**EXERCISE DESCRIPTION**
With the pictures left out, copy the listing below exactly.

**DATA EXTRACT**
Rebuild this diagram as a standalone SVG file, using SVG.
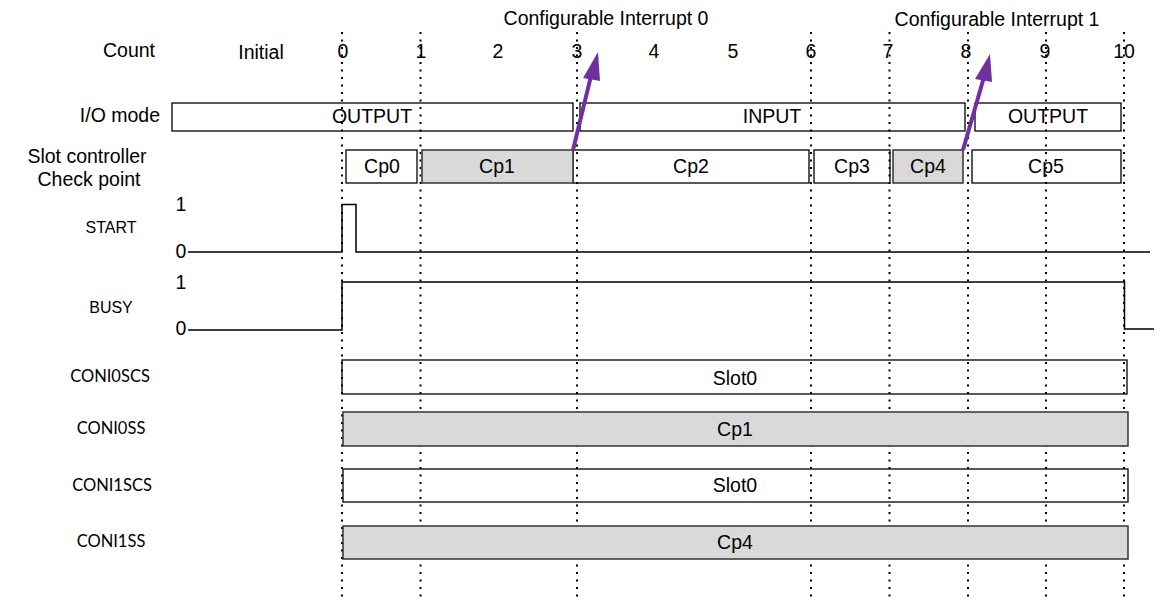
<svg xmlns="http://www.w3.org/2000/svg" width="1169" height="608" viewBox="0 0 1169 608">
<style>
.t{font-family:"Liberation Sans",Arial,sans-serif;font-size:19.5px;fill:#000}
.s{font-family:"Liberation Sans",Arial,sans-serif;font-size:16px;fill:#000}
.c{font-family:Lato,"Open Sans",sans-serif;font-size:16.5px;fill:#000}
.m{text-anchor:middle}
.e{text-anchor:end}
.w{fill:#fff;stroke:#000;stroke-width:1.3}
.g{fill:#d9d9d9;stroke:#333;stroke-width:1.5}
.dot{stroke:#000;stroke-width:2;stroke-dasharray:2 5.5}
.sig{fill:none;stroke:#000;stroke-width:1.5}
.arr{stroke:#7030a0;stroke-width:4;fill:none}
.head{fill:#7030a0}
</style>
<rect width="1169" height="608" fill="#fff"/>
<g id="labels">
<text class="t m" x="129" y="57">Count</text>
<text class="t e" x="160" y="122">I/O mode</text>
<text class="t m" x="87" y="163">Slot controller</text>
<text class="t m" x="89" y="186">Check point</text>
<text class="s m" x="111" y="233">START</text>
<text class="s m" x="111" y="313">BUSY</text>
<text class="c m" x="110" y="382">CONI0SCS</text>
<text class="c m" x="111" y="434">CONI0SS</text>
<text class="c m" x="112" y="491">CONI1SCS</text>
<text class="c m" x="111" y="547">CONI1SS</text>
</g>
<g id="count">
<text class="t m" x="261" y="59">Initial</text>
<text class="t m" x="343" y="58">0</text>
<text class="t m" x="421" y="58">1</text>
<text class="t m" x="498" y="58">2</text>
<text class="t m" x="577" y="58">3</text>
<text class="t m" x="654" y="58">4</text>
<text class="t m" x="733" y="58">5</text>
<text class="t m" x="811" y="58">6</text>
<text class="t m" x="888" y="58">7</text>
<text class="t m" x="966" y="58">8</text>
<text class="t m" x="1045" y="58">9</text>
<text class="t m" x="1124" y="58">10</text>
</g>
<g id="interrupt-labels">
<text class="t m" x="606" y="25">Configurable Interrupt 0</text>
<text class="t m" x="997" y="26">Configurable Interrupt 1</text>
</g>
<g id="io-mode">
<rect class="w" x="172" y="103" width="401" height="28"/>
<rect class="w" x="580" y="103" width="385" height="28"/>
<rect class="w" x="975" y="103" width="146" height="28"/>
<text class="t m" x="372" y="123">OUTPUT</text>
<text class="t m" x="772" y="123">INPUT</text>
<text class="t m" x="1048" y="123">OUTPUT</text>
</g>
<g id="checkpoints-white">
<rect class="w" x="346" y="150" width="71" height="33"/>
<rect class="w" x="573" y="150" width="236" height="33"/>
<rect class="w" x="814" y="150" width="76" height="33"/>
<rect class="w" x="972" y="150" width="149" height="33"/>
</g>
<g id="slot-white">
<rect class="w" x="342" y="360" width="785" height="34"/>
<rect class="w" x="343" y="469" width="785" height="33"/>
</g>
<g id="gridlines">
<line class="dot" x1="342" y1="32" x2="342" y2="598"/>
<line class="dot" x1="420.5" y1="32" x2="420.5" y2="598"/>
<line class="dot" x1="577" y1="32" x2="577" y2="598"/>
<line class="dot" x1="811" y1="32" x2="811" y2="598"/>
<line class="dot" x1="889.5" y1="32" x2="889.5" y2="598"/>
<line class="dot" x1="968" y1="32" x2="968" y2="598"/>
<line class="dot" x1="1046" y1="32" x2="1046" y2="598"/>
<line class="dot" x1="1124" y1="32" x2="1124" y2="598"/>
</g>
<g id="checkpoints-gray">
<rect class="g" x="422" y="150" width="151" height="33"/>
<rect class="g" x="893" y="150" width="70" height="33"/>
</g>
<g id="slot-gray">
<rect class="g" x="343" y="412" width="785" height="34"/>
<rect class="g" x="343" y="526" width="785" height="33"/>
</g>
<g id="checkpoint-text">
<text class="t m" x="382" y="173">Cp0</text>
<text class="t m" x="497" y="173">Cp1</text>
<text class="t m" x="691" y="173">Cp2</text>
<text class="t m" x="852" y="173">Cp3</text>
<text class="t m" x="928" y="173">Cp4</text>
<text class="t m" x="1046" y="173">Cp5</text>
</g>
<g id="slot-text">
<text class="t m" x="735" y="385">Slot0</text>
<text class="t m" x="735" y="436">Cp1</text>
<text class="t m" x="735" y="492">Slot0</text>
<text class="t m" x="735" y="549">Cp4</text>
</g>
<g id="start">
<text class="t m" x="181" y="211">1</text>
<text class="t m" x="181" y="258">0</text>
<path class="sig" d="M188 252 H342 V204.5 H356 V252 H1150"/>
</g>
<g id="busy">
<text class="t m" x="181" y="289">1</text>
<text class="t m" x="181" y="335">0</text>
<path class="sig" d="M188 330 H342 V282 H1124.5 V329 H1154"/>
</g>
<g id="connectors">
<line class="arr" x1="573" y1="150" x2="591" y2="76"/>
<path class="head" d="M598 52 L583 78 L600 81 Z"/>
<line class="arr" x1="963" y1="150" x2="984" y2="77"/>
<path class="head" d="M990 54 L975 79 L992 82 Z"/>
</g>
</svg>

**REPLY**
Rebuild this diagram as a standalone SVG file, using SVG.
<svg xmlns="http://www.w3.org/2000/svg" width="1169" height="608" viewBox="0 0 1169 608">
<style>
.t{font-family:"Liberation Sans",Arial,sans-serif;font-size:19.5px;fill:#000}
.s{font-family:"Liberation Sans",Arial,sans-serif;font-size:16px;fill:#000}
.c{font-family:Lato,"Open Sans",sans-serif;font-size:16.5px;fill:#000}
.m{text-anchor:middle}
.e{text-anchor:end}
.w{fill:#fff;stroke:#000;stroke-width:1.3}
.g{fill:#d9d9d9;stroke:#333;stroke-width:1.5}
.dot{stroke:#000;stroke-width:2;stroke-dasharray:2 5.5}
.sig{fill:none;stroke:#000;stroke-width:1.5}
.arr{stroke:#7030a0;stroke-width:4;fill:none}
.head{fill:#7030a0}
</style>
<rect width="1169" height="608" fill="#fff"/>
<g id="labels">
<text class="t m" x="129" y="57">Count</text>
<text class="t e" x="160" y="122">I/O mode</text>
<text class="t m" x="87" y="163">Slot controller</text>
<text class="t m" x="89" y="186">Check point</text>
<text class="s m" x="111" y="233">START</text>
<text class="s m" x="111" y="313">BUSY</text>
<text class="c m" x="110" y="382">CONI0SCS</text>
<text class="c m" x="111" y="434">CONI0SS</text>
<text class="c m" x="112" y="491">CONI1SCS</text>
<text class="c m" x="111" y="547">CONI1SS</text>
</g>
<g id="count">
<text class="t m" x="261" y="59">Initial</text>
<text class="t m" x="343" y="58">0</text>
<text class="t m" x="421" y="58">1</text>
<text class="t m" x="498" y="58">2</text>
<text class="t m" x="577" y="58">3</text>
<text class="t m" x="654" y="58">4</text>
<text class="t m" x="733" y="58">5</text>
<text class="t m" x="811" y="58">6</text>
<text class="t m" x="888" y="58">7</text>
<text class="t m" x="966" y="58">8</text>
<text class="t m" x="1045" y="58">9</text>
<text class="t m" x="1124" y="58">10</text>
</g>
<g id="interrupt-labels">
<text class="t m" x="606" y="25">Configurable Interrupt 0</text>
<text class="t m" x="997" y="26">Configurable Interrupt 1</text>
</g>
<g id="io-mode">
<rect class="w" x="172" y="103" width="401" height="28"/>
<rect class="w" x="580" y="103" width="385" height="28"/>
<rect class="w" x="975" y="103" width="146" height="28"/>
<text class="t m" x="372" y="123">OUTPUT</text>
<text class="t m" x="772" y="123">INPUT</text>
<text class="t m" x="1048" y="123">OUTPUT</text>
</g>
<g id="checkpoints-white">
<rect class="w" x="346" y="150" width="71" height="33"/>
<rect class="w" x="573" y="150" width="236" height="33"/>
<rect class="w" x="814" y="150" width="76" height="33"/>
<rect class="w" x="972" y="150" width="149" height="33"/>
</g>
<g id="slot-white">
<rect class="w" x="342" y="360" width="785" height="34"/>
<rect class="w" x="343" y="469" width="785" height="33"/>
</g>
<g id="gridlines">
<line class="dot" x1="342" y1="32" x2="342" y2="598"/>
<line class="dot" x1="420.5" y1="32" x2="420.5" y2="598"/>
<line class="dot" x1="577" y1="32" x2="577" y2="598"/>
<line class="dot" x1="811" y1="32" x2="811" y2="598"/>
<line class="dot" x1="889.5" y1="32" x2="889.5" y2="598"/>
<line class="dot" x1="968" y1="32" x2="968" y2="598"/>
<line class="dot" x1="1046" y1="32" x2="1046" y2="598"/>
<line class="dot" x1="1124" y1="32" x2="1124" y2="598"/>
</g>
<g id="checkpoints-gray">
<rect class="g" x="422" y="150" width="151" height="33"/>
<rect class="g" x="893" y="150" width="70" height="33"/>
</g>
<g id="slot-gray">
<rect class="g" x="343" y="412" width="785" height="34"/>
<rect class="g" x="343" y="526" width="785" height="33"/>
</g>
<g id="checkpoint-text">
<text class="t m" x="382" y="173">Cp0</text>
<text class="t m" x="497" y="173">Cp1</text>
<text class="t m" x="691" y="173">Cp2</text>
<text class="t m" x="852" y="173">Cp3</text>
<text class="t m" x="928" y="173">Cp4</text>
<text class="t m" x="1046" y="173">Cp5</text>
</g>
<g id="slot-text">
<text class="t m" x="735" y="385">Slot0</text>
<text class="t m" x="735" y="436">Cp1</text>
<text class="t m" x="735" y="492">Slot0</text>
<text class="t m" x="735" y="549">Cp4</text>
</g>
<g id="start">
<text class="t m" x="181" y="211">1</text>
<text class="t m" x="181" y="258">0</text>
<path class="sig" d="M188 252 H342 V204.5 H356 V252 H1150"/>
</g>
<g id="busy">
<text class="t m" x="181" y="289">1</text>
<text class="t m" x="181" y="335">0</text>
<path class="sig" d="M188 330 H342 V282 H1124.5 V329 H1154"/>
</g>
<g id="connectors">
<line class="arr" x1="573" y1="150" x2="591" y2="76"/>
<path class="head" d="M598 52 L583 78 L600 81 Z"/>
<line class="arr" x1="963" y1="150" x2="984" y2="77"/>
<path class="head" d="M990 54 L975 79 L992 82 Z"/>
</g>
</svg>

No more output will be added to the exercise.